Sunday, September 2, 2007

"Filling-in"

"Filling-in" - könnte man mit "Ergänzung" ins Deutsche übersetzen - ist ein sehr interessantes Phänomen. Man beschreibt damit den Effekt der Komplettierung/Ergänzung/Auffüllung von "leeren" Stellen die - laut unserem Gehirn - nicht leer sein dürfen oder es aller Wahrscheinlichkeit nach nicht sind.

Beispiel: wenn wir vor einer Hecke stehen und sich dahinter ein Objekt befindet dann ergänzt unser Gehirn automatisch die Teile die wir nicht sehen können. Wir nehmen das Objekt als Ganzes war - nicht nur die kleinen Puzzleteile die wir tatsächlich sehen können.
Aus Erfahrung (und Wahrscheinlichkeit) heraus ergänzt unser Gehirn die fehlende Information.
Ein harmloser und hilfreicher Prozess.
Auf diese Art und Weise nehmen wir immer eine komplette zusammenhängende Umwelt war.

Staring Contest

Die Stelle an der unser Sehnerv das Auge verlässt empfängt keine visuellen Informationen - wir sind an diesem Punkt blind. Das Gehirn nutzt die Informationen angrenzender Bereiche um diesen Punkt so aufzufüllen dass ein einheitliches Bild entsteht.
Man kann diesen Effekt hier sehr schön testen und gleichzeitig seine Grösse ausmessen (linkes Auge schliessen und mit dem rechten das Kreuz fixieren, Kopf vor und zurück bewegen bis der Punkt auf der rechten Seite verschwindet).

Wie all diese Phänomene ist "Filling-in" nicht nur auf das Auge beschränkt - wir hören auch Töne die es nicht gibt - verschiedene Beispiele hier.

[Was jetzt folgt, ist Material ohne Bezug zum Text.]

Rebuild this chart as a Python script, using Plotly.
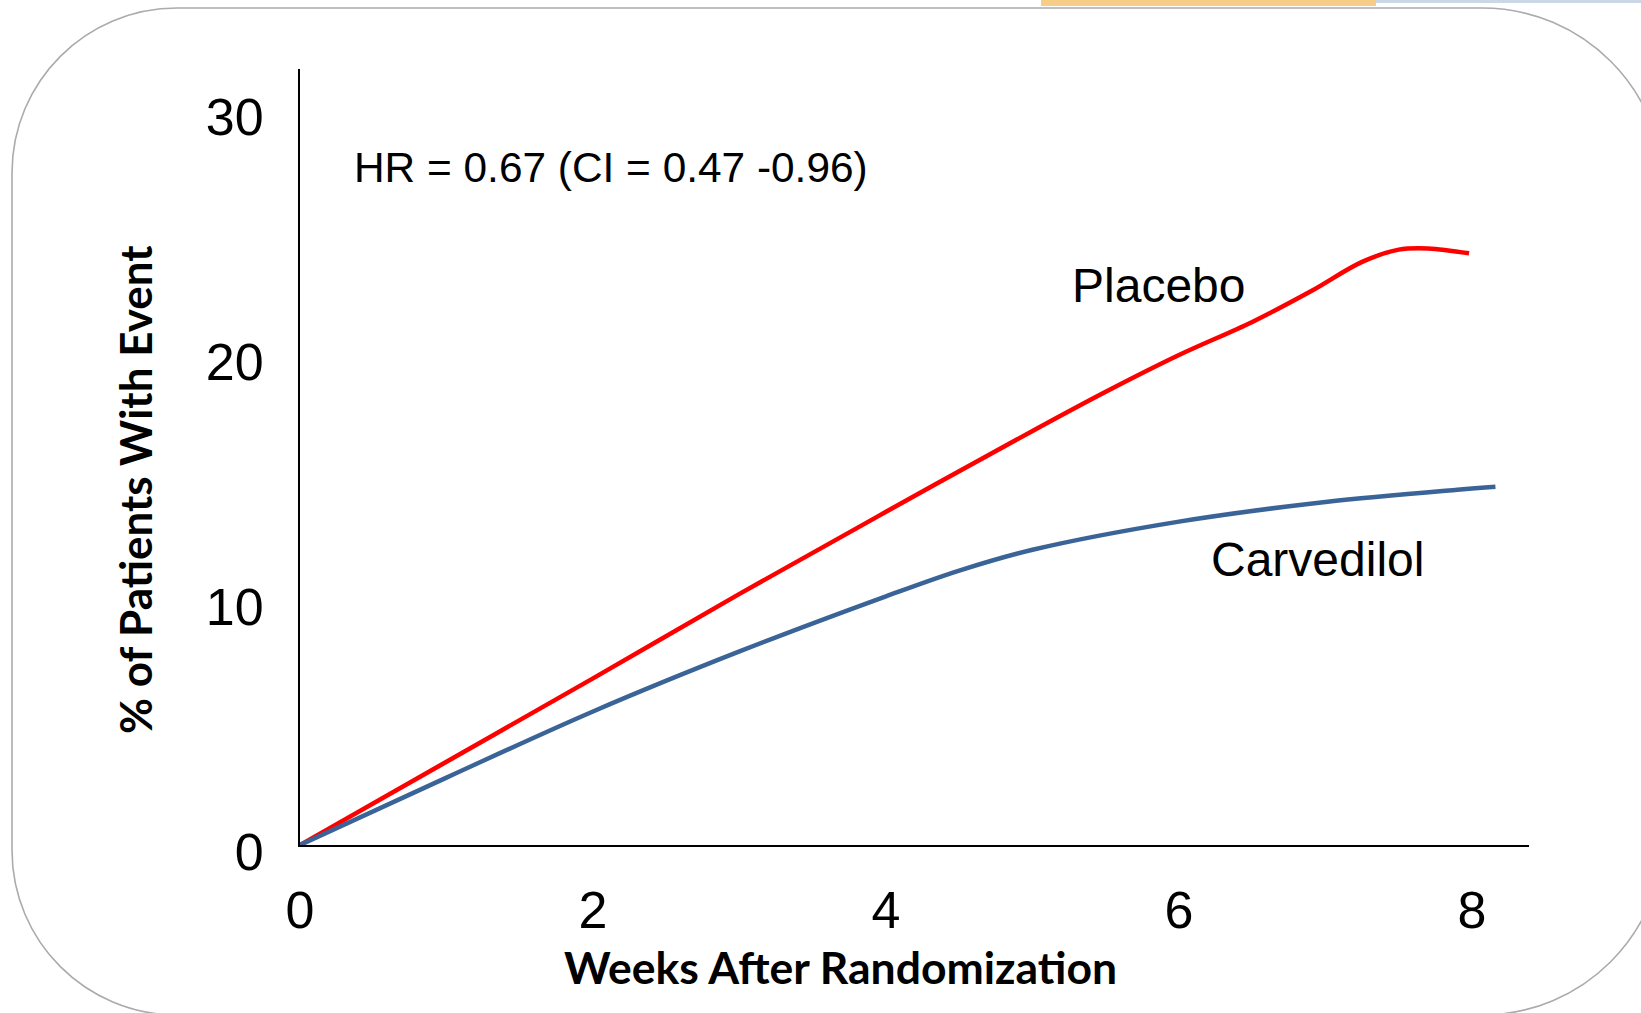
import plotly.graph_objects as go

# ---- data ----
weeks_placebo = [0, 1, 2, 3, 4, 5, 5.5, 6, 6.5, 6.9, 7.25, 7.5, 7.7, 7.98]
pct_placebo = [0, 3.4, 6.8, 10.25, 13.6, 16.9, 18.5, 20.0, 21.35, 22.6, 23.8, 24.3, 24.35, 24.15]
weeks_carvedilol = [0, 1, 2, 3, 4, 4.5, 5, 6, 7, 7.9, 8.16]
pct_carvedilol = [0, 2.75, 5.45, 7.9, 10.15, 11.2, 12.05, 13.2, 14.0, 14.5, 14.62]

x_ticks = [0, 2, 4, 6, 8]
y_ticks = [0, 10, 20, 30]
series_names = ["Placebo", "Carvedilol"]
hr_text = "HR = 0.67 (CI = 0.47 -0.96)"
x_title = "Weeks After Randomization"
y_title = "% of Patients With Event"

W, H = 1641, 1013
L, R, T, B = 300, 1529, 69, 845  # plot area in pixels


def px(X):
    return (X - L) / (R - L)


def py(Y):
    return (B - Y) / (B - T)


fig = go.Figure()
fig.add_trace(go.Scatter(x=weeks_placebo, y=pct_placebo, mode="lines", name=series_names[0],
                         line=dict(color="#FF0000", width=4.5, shape="spline", smoothing=1.0),
                         cliponaxis=False))
fig.add_trace(go.Scatter(x=weeks_carvedilol, y=pct_carvedilol, mode="lines", name=series_names[1],
                         line=dict(color="#3A6497", width=4.5, shape="spline", smoothing=1.0),
                         cliponaxis=False))

# rounded border (pixel geometry converted to paper coords)
k = 0.5523
bl, bt, bb, br = 12, 8, 1015, 1664
rl, rr = 165, 182


def P(X, Y):
    return f"{px(X):.5f},{py(Y):.5f}"


path = (
    f"M {P(bl + rl, bt)} L {P(br - rr, bt)} "
    f"C {P(br - rr + k * rr, bt)} {P(br, bt + rr - k * rr)} {P(br, bt + rr)} "
    f"L {P(br, bb - rr)} "
    f"C {P(br, bb - rr + k * rr)} {P(br - rr + k * rr, bb)} {P(br - rr, bb)} "
    f"L {P(bl + rl, bb)} "
    f"C {P(bl + rl - k * rl, bb)} {P(bl, bb - rl + k * rl)} {P(bl, bb - rl)} "
    f"L {P(bl, bt + rl)} "
    f"C {P(bl, bt + rl - k * rl)} {P(bl + rl - k * rl, bt)} {P(bl + rl, bt)} Z"
)
shapes = [
    dict(type="path", xref="paper", yref="paper", path=path,
         line=dict(color="#ABABAB", width=1.6), layer="below"),
    dict(type="rect", xref="paper", yref="paper", x0=px(1041), x1=px(1376), y0=py(0), y1=py(6),
         fillcolor="#F8CD88", line=dict(width=0), layer="below"),
    dict(type="rect", xref="paper", yref="paper", x0=px(1376), x1=px(1641), y0=py(0), y1=py(3),
         fillcolor="#C9D7E6", line=dict(width=0), layer="below"),
]

txt = dict(family="Liberation Sans, Arial, sans-serif", color="black")
ttl_x = dict(family="Lato, Open Sans, sans-serif", color="black", size=44.5, weight="bold")
ttl_y = dict(family="Lato, Open Sans, sans-serif", color="black", size=44, weight="bold")
annotations = [
    dict(text=hr_text, xref="paper", yref="paper", x=px(352), y=py(167), xanchor="left",
         yanchor="middle", showarrow=False, font=dict(size=42.4, **txt)),
    dict(text=series_names[0], xref="paper", yref="paper", x=px(1070), y=py(285), xanchor="left",
         yanchor="middle", showarrow=False, font=dict(size=48, **txt)),
    dict(text=series_names[1], xref="paper", yref="paper", x=px(1209), y=py(559), xanchor="left",
         yanchor="middle", showarrow=False, font=dict(size=48, **txt)),
    dict(text="<b>" + x_title + "</b>", xref="paper", yref="paper", x=px(840), y=py(967),
         xanchor="center", yanchor="middle", showarrow=False, font=ttl_x),
    dict(text="<b>" + y_title + "</b>", xref="paper", yref="paper", x=px(135), y=py(490),
         xanchor="center", yanchor="middle", showarrow=False, textangle=-90, font=ttl_y),
]

fig.update_layout(
    width=W, height=H,
    margin=dict(l=L, r=W - R, t=T, b=H - B, pad=0),
    paper_bgcolor="white", plot_bgcolor="white",
    showlegend=False,
    shapes=shapes, annotations=annotations,
    xaxis=dict(range=[0, (R - L) / 146.5], tickvals=x_ticks, ticktext=[str(v) for v in x_ticks],
               showgrid=False, zeroline=False, showline=True, linecolor="black", linewidth=2,
               ticks="", tickfont=dict(size=52, **txt), ticklabelstandoff=19),
    yaxis=dict(range=[0, (B - T) / 24.5], tickvals=y_ticks, ticktext=[str(v) for v in y_ticks],
               showgrid=False, zeroline=False, showline=True, linecolor="black", linewidth=2,
               ticks="", tickfont=dict(size=52, **txt), ticklabelstandoff=24,
               ticklabelshift=7),
)

fig.write_html("out.html", config={"displayModeBar": False},
               post_script="document.body.style.margin='0';document.body.style.overflow='hidden';")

Auch der Bereich der taktilen Wahrnehmung ist betroffen: die "Cutaneous Rabbit Illusion" ist hier das beste Beispiel; es handelt sich um eine klassische Illusion bei der man 2 voneinander entfernte Hautstellen schnell hintereinander stimuliert - z.b. das Handgelenk und dann den Ellenbogen - und es sich für die Probanden so anfühlt als ob auch der Unterarm dazwischen in bestimmten Abständen berührt worden wäre - als ob ein Hase den Arm hinaufhüpft.

Diese Illusion wird direkt vom Gehirn selbst erzeugt: der Somatosensorische Cortex - der unter anderem für die Verarbeitung von taktilen Reizen zuständig ist - wird in den Bereichen aktiv in denen die Illusion gefühlt wird.
Ich bin nach wie vor überzeugt dass man diese Illusion theraputisch nutzen kann wie ich hier vor längerer Zeit spekuliert habe.

Wenn ein Körperteil bei chronischen Schmerzpatienten so empfindlich ist, dass man ihn nicht mehr anfassen kann weil sofort Schmerz ausgelöst wird, könnte man an den Stellen, die direkt daneben liegen Reize setzen, die dann "durch" den Schmerzbereich laufen.
So müsste man den krankhaft veränderten Teil der Gehirnrinde erreichen können ohne mehr Schmerz auszulösen. Wäre wahrscheinlich schon mit einem TENS Gerät machbar.